Elisabeth Simonneau Fort, an experienced French lawyer who has focused her practice on victims’ rights, will arrive in Cambodia in January to start work, tribunal spokesman Lars Olsen said yesterday.
Along with her Cambodian counterpart, Pich Ang, she will head a new unit of the tribunal known as the civil party lead co-lawyers section, which will become fully operational only when she arrives.
The appointment comes nine months after the lead co-lawyer position was created, and the court has faced months of calls from victim advocates and other civil party lawyers to expedite the hiring process. The job is immensely complicated, requiring coordinating legal strategies between ten groups of lawyers representing 2,124 victims who have suffered crimes ranging from forced marriage to genocide.
“This is great news,” said Terith Chy, head of the victim participation project at the Documentation Center of Cambodia. “Her presence will speed up the work a lot.”

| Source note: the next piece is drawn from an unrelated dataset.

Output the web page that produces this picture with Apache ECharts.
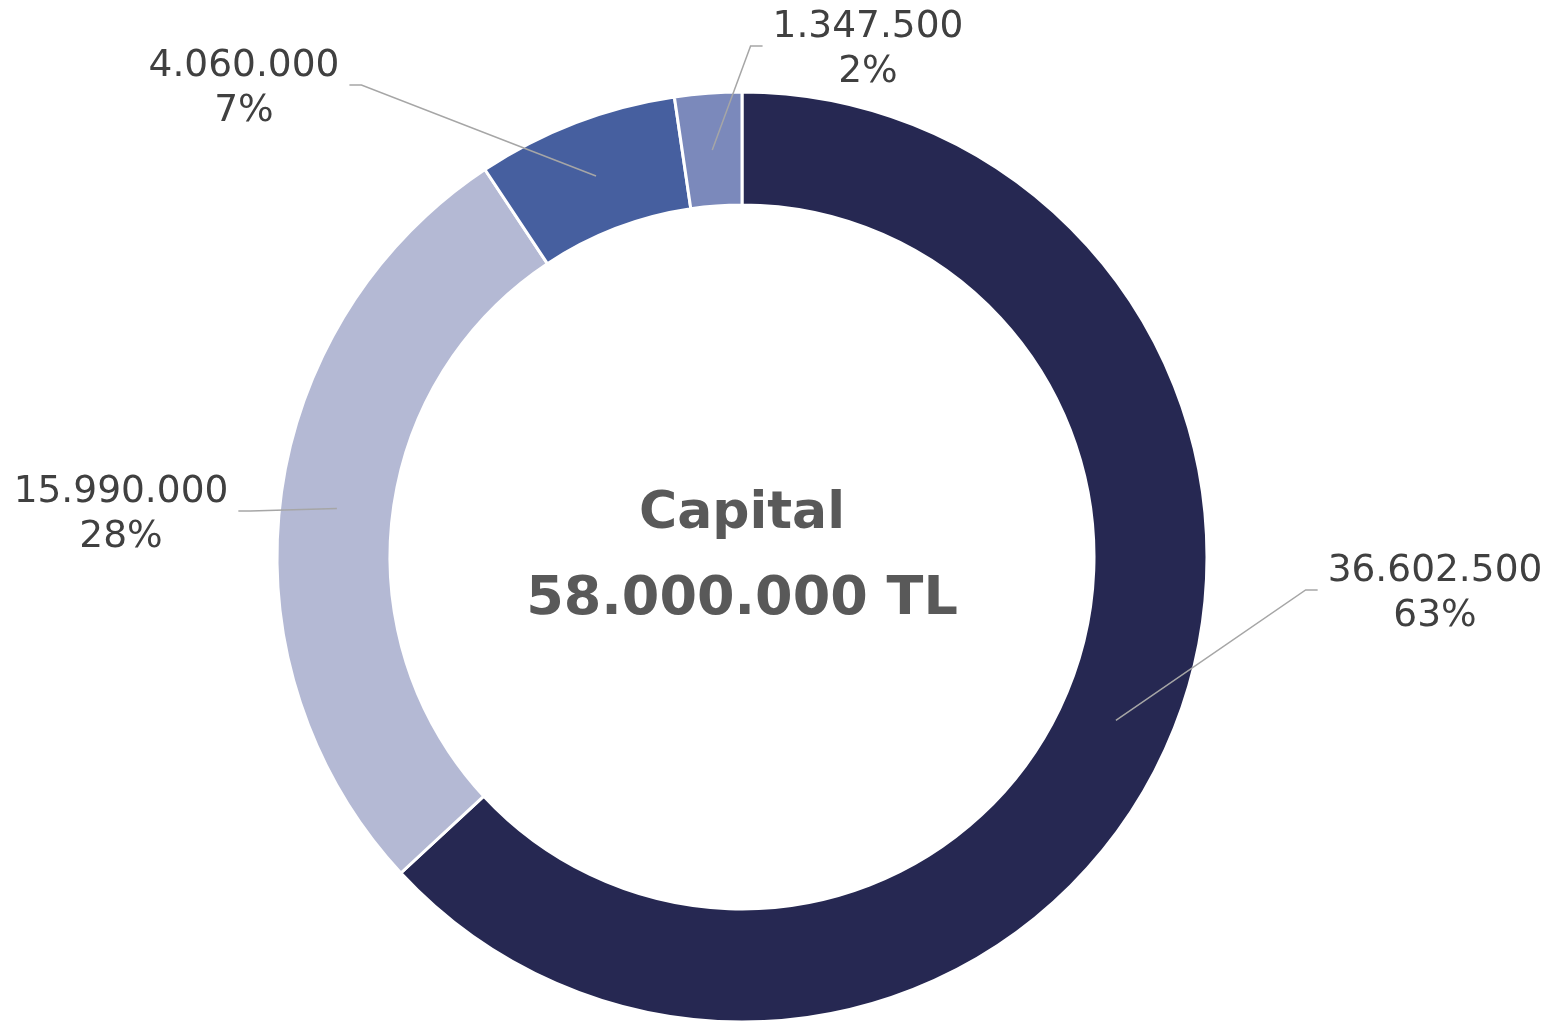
<!DOCTYPE html>
<html>
<head>
<meta charset="utf-8">
<title>Capital</title>
<script src="https://cdn.jsdelivr.net/npm/echarts@6/dist/echarts.min.js"></script>
<style>
  html, body { margin: 0; padding: 0; background: #ffffff; }
  #chart { width: 1552px; height: 1023px; }
</style>
</head>
<body>
<div id="chart"></div>
<script>
// data
const sliceNames = ['Pay 1', 'Pay 2', 'Pay 3', 'Pay 4'];
const sliceValues = [36602500, 15990000, 4060000, 1347500];
const centerTitle = 'Capital';
const centerTotal = '58.000.000 TL';

// layout / style
const sliceColors = ['#262852', '#b4b9d4', '#465f9f', '#7b89bb'];
const labelCenters = [[1435, 594], [121, 515], [244, 89], [868, 50]];
const chartCenter = [742, 557];
const anchorRadius = 408; // leader lines start in the middle of the ring
const fontFamily = 'Verdana, "DejaVu Sans", sans-serif';

const fmt = v => String(v).replace(/\B(?=(\d{3})+(?!\d))/g, '.');

const total = sliceValues.reduce((a, b) => a + b, 0);
// mid angle of each slice, clockwise from 12 o'clock
const midAngles = sliceValues.map((v, i) => {
  const before = sliceValues.slice(0, i).reduce((a, b) => a + b, 0);
  return (before + v / 2) / total * Math.PI * 2;
});

const ringData = sliceValues.map((v, i) => ({
  name: sliceNames[i],
  value: v,
  itemStyle: { color: sliceColors[i] }
}));
const labelData = sliceValues.map((v, i) => ({ name: sliceNames[i], value: v }));

const chart = echarts.init(document.getElementById('chart'));

const option = {
  backgroundColor: '#ffffff',
  animation: false,
  graphic: [
    {
      type: 'text', x: chartCenter[0], y: 514,
      style: { text: centerTitle, fill: '#595959', font: 'bold 52px ' + fontFamily, align: 'center', verticalAlign: 'middle' }
    },
    {
      type: 'text', x: chartCenter[0], y: 600,
      style: { text: centerTotal, fill: '#595959', font: 'bold 54px ' + fontFamily, align: 'center', verticalAlign: 'middle' }
    }
  ],
  series: [
    {
      type: 'pie',
      z: 2,
      center: chartCenter,
      radius: [352, 465],
      startAngle: 90,
      clockwise: true,
      silent: true,
      label: { show: false },
      labelLine: { show: false },
      itemStyle: { borderColor: '#ffffff', borderWidth: 3 },
      data: ringData
    },
    {
      // invisible pie on top, only carries the labels and leader lines
      type: 'pie',
      z: 5,
      center: chartCenter,
      radius: [0, anchorRadius],
      startAngle: 90,
      clockwise: true,
      silent: true,
      avoidLabelOverlap: false,
      itemStyle: { color: 'rgba(0,0,0,0)' },
      label: {
        show: true,
        position: 'outside',
        color: '#404040',
        fontFamily: fontFamily,
        fontSize: 37.5,
        lineHeight: 45,
        align: 'center',
        formatter: p => fmt(p.value) + '\n' + Math.round(p.percent) + '%'
      },
      labelLine: {
        show: true,
        length: 20,
        length2: 10,
        lineStyle: { color: '#a6a6a6', width: 1.5 }
      },
      labelLayout: function (p) {
        const i = p.dataIndex;
        const c = labelCenters[i];
        const w = p.labelRect.width;
        const onRight = c[0] > chartCenter[0];
        const ly = c[1] - 4;
        const endX = onRight ? c[0] - w / 2 - 10 : c[0] + w / 2 + 10;
        const elbowX = onRight ? endX - 12 : endX + 12;
        const a = midAngles[i];
        const start = [
          chartCenter[0] + anchorRadius * Math.sin(a),
          chartCenter[1] - anchorRadius * Math.cos(a)
        ];
        return {
          x: c[0],
          y: c[1],
          align: 'center',
          verticalAlign: 'middle',
          labelLinePoints: [start, [elbowX, ly], [endX, ly]]
        };
      },
      data: labelData
    }
  ]
};

chart.setOption(option);
window.addEventListener('resize', () => chart.resize());
</script>
</body>
</html>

Mr Olsen, the court spokesman, said it did not matter when a lead co-lawyer was appointed as long as it happened before the case was transferred to the court’s Trial Chamber.

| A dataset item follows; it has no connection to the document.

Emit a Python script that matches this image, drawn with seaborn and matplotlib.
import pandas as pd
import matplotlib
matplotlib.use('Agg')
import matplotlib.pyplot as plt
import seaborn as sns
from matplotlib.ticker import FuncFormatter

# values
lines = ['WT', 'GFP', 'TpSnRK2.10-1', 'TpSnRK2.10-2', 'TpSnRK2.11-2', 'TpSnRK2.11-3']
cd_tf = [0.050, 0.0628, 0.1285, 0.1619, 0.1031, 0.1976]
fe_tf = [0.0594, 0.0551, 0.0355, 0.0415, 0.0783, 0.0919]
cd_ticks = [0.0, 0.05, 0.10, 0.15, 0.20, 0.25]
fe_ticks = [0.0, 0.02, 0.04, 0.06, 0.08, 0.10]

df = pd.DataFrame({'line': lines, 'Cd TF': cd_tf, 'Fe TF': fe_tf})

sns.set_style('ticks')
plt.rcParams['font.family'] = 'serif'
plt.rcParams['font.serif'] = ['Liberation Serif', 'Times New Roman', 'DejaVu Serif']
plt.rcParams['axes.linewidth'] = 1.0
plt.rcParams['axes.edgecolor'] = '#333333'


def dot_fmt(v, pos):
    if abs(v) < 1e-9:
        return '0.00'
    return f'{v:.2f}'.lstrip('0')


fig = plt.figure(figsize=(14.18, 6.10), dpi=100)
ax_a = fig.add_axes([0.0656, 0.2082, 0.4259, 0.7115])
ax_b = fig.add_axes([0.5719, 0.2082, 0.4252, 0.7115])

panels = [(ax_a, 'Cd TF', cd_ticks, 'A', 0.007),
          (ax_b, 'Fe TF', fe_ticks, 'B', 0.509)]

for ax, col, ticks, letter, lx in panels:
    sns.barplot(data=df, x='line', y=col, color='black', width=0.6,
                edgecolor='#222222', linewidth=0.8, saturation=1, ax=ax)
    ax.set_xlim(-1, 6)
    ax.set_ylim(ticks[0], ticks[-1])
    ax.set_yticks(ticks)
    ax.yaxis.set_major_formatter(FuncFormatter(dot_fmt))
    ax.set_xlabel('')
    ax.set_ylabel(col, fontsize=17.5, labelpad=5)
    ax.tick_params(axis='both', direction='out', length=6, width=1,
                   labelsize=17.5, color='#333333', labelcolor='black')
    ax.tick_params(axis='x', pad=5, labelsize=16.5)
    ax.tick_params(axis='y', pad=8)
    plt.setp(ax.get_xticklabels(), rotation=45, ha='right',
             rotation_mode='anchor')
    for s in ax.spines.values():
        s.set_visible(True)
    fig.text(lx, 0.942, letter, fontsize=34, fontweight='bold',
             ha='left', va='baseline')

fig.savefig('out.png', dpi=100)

“Formally, according to the rules, her responsibility starts on the first day that the Trial Chamber has been seized of the case,” he said. “We believe that this process is on track and we are confident that she will be able to perform her duties.”
But Mr Chy took issue with this perspective, pointing out that the lead co-lawyers had a great deal of preparatory work to do before the beginning of the trial phase.
“This person is supposed to be on the job anyway,” he said. “He or she appointed to this difficult job should have his or her hands on the job, the sooner the better. Compared to the work of the prosecution or the defense, the civil party lead co-lawyers’ job is going to be very challenging given the at least 2,100 civil parties and more than 10 teams of lawyers.”
German civil party lawyer Silke Studzinsky said a January start date might prove challenging given that trial proceedings are expected to begin in March.
“It’s a huge challenge, of course, and it will be a very short time to learn what is necessary to know about this complex case,” she said. “There are a lot of issues the lead co-lawyers have to deal with.”
But Mr Ang, the Cambodian lead co-lawyer, said it would not be a problem.
“She has a lot of experience already dealing with cases and the issues, so she can quickly control the situation and deal well with all civil parties and lawyers for civil parties,” he said.
He said that although his mandate had not technically started, he and the Cambodian side of the lead co-lawyers’ unit were still very busy preparing for trial and drafting administrative guidelines for the unit.